The refusal of the Russian Federation to consider the consolidated claim will create an additional legal basis for extending and strengthening the international sanctions imposed by the Western democracies against the Russian Federation.
Until complete de-occupation of all Ukrainian territories is secured, Ukraine and the international community should maintain the application of coercive measures involving sanctions at the national and international levels against Russia as an aggressor state. The Ukrainian leadership must ensure the development and implementation of a systematic and sustained sanctions policy against Russia.
Only then will Ukraine’s appeals to our Western partners for maintaining and extending sanctions against Russia be understandable, legitimate, and convincing.
The application of sanctions against Russia by Ukraine must be synchronized with the sanctions of the international community.
The current sanctions policy of Ukraine against the Russian Federation consists primarily of personal restrictive measures against a relatively small number of Russian citizens and Russian companies, as well as a delayed introduction of certain restrictions on trade and only with regard to the temporarily occupied territories. Sectoral sanctions remain limited, concern primarily, air travel and the importation of Russian gas. The situation is clearly asymmetrical, considering that the Russian Federation abolished the free trade regime with Ukraine in 2016, completely prohibited gas transit from Ukraine to third countries through Russian territory, and imposed an embargo on the import of many Ukrainian goods. As a result, according to the trade representative of Ukraine, the direct financial losses of Ukraine in the short term reached approximately one billion US dollars.
Due to the absence of a systemic sanctions policy by Ukraine, a considerable volume in Ukrainian-Russian trade remains in place. Hence, Ukraine’s greatest enemy remains as one of its major trading partners, which constitutes a serious threat to our national security.

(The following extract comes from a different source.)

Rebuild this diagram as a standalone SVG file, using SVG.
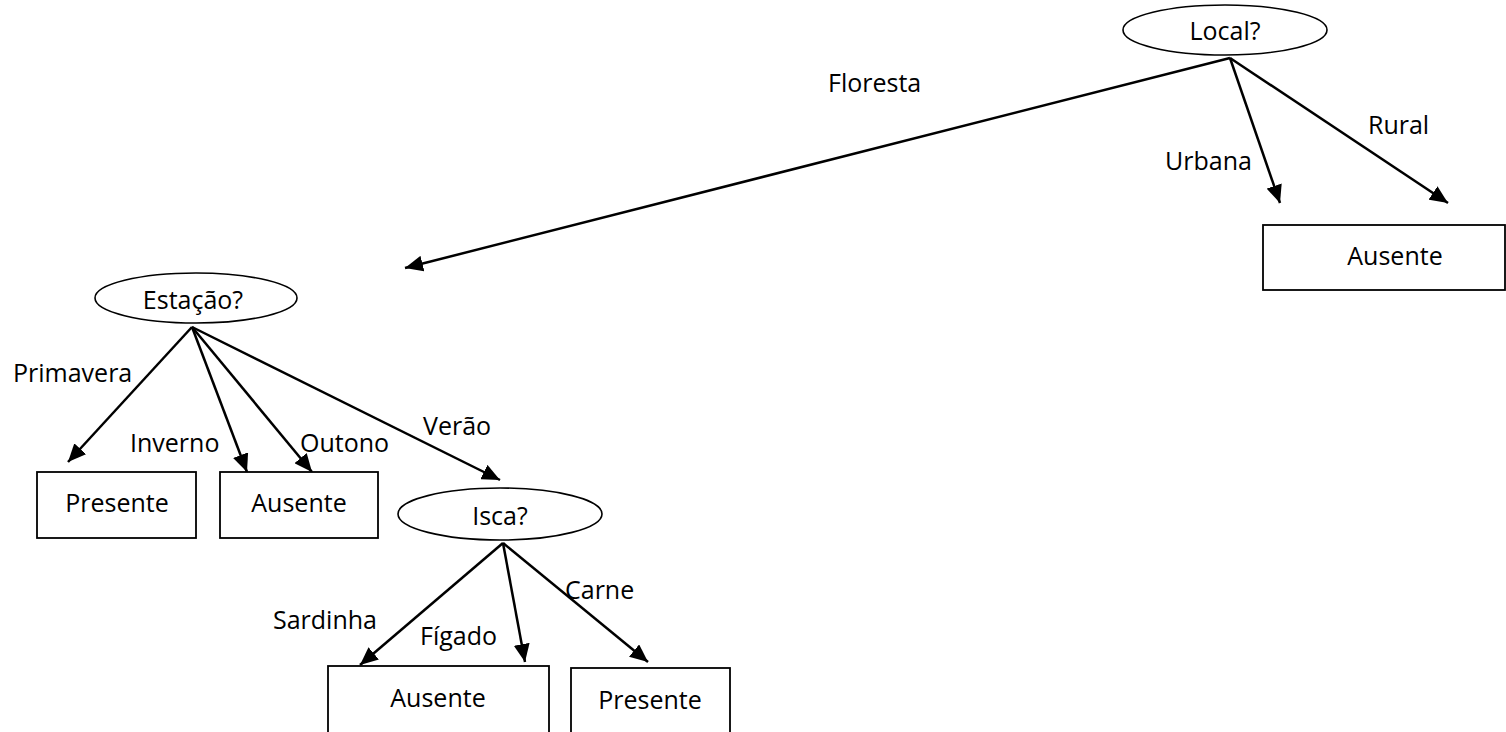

The senior political leadership of Ukraine has to abandon situational tactical decisions which are advantageous, first of all, for certain oligarchic clans. Instead, it must build a nationwide strategy to protect the interests of the country and society under circumstances of Russian aggression and begin to apply systemic and large-scale sanctions against the aggressor state.
This is a challenging task that requires considerable time and effort but needs to be addressedas promptly as possible. An analysis of Russia’s practices in dealing with Ukraine shows that Russia has always used against Ukraine all aspects of state-to-state relations including particularly in economic, military, and humanitarian spheres.
This is evidenced by the numerous hybrid attacks, such as energy supply, trade, food, information, or other wars, that are periodically launched by the Russian Federation against Ukraine. When waging such wars, the Russian leadership accepts it’s own economic losses for the purpose of achieving its geopolitical goals.
Therefore, the leadership of Ukraine must strive for maximum diversification of bilateral relations with the countries of the world in order to reduce dependence on Russia in all spheres. The relations with the Russian Federation should remain frozen and focused on sanctions for as long as it’s armed aggression against Ukraine continues.
One of the priorities for Ukrainian diplomacy should be to promote sustaining and strengthening sanctions against Russia by the international community.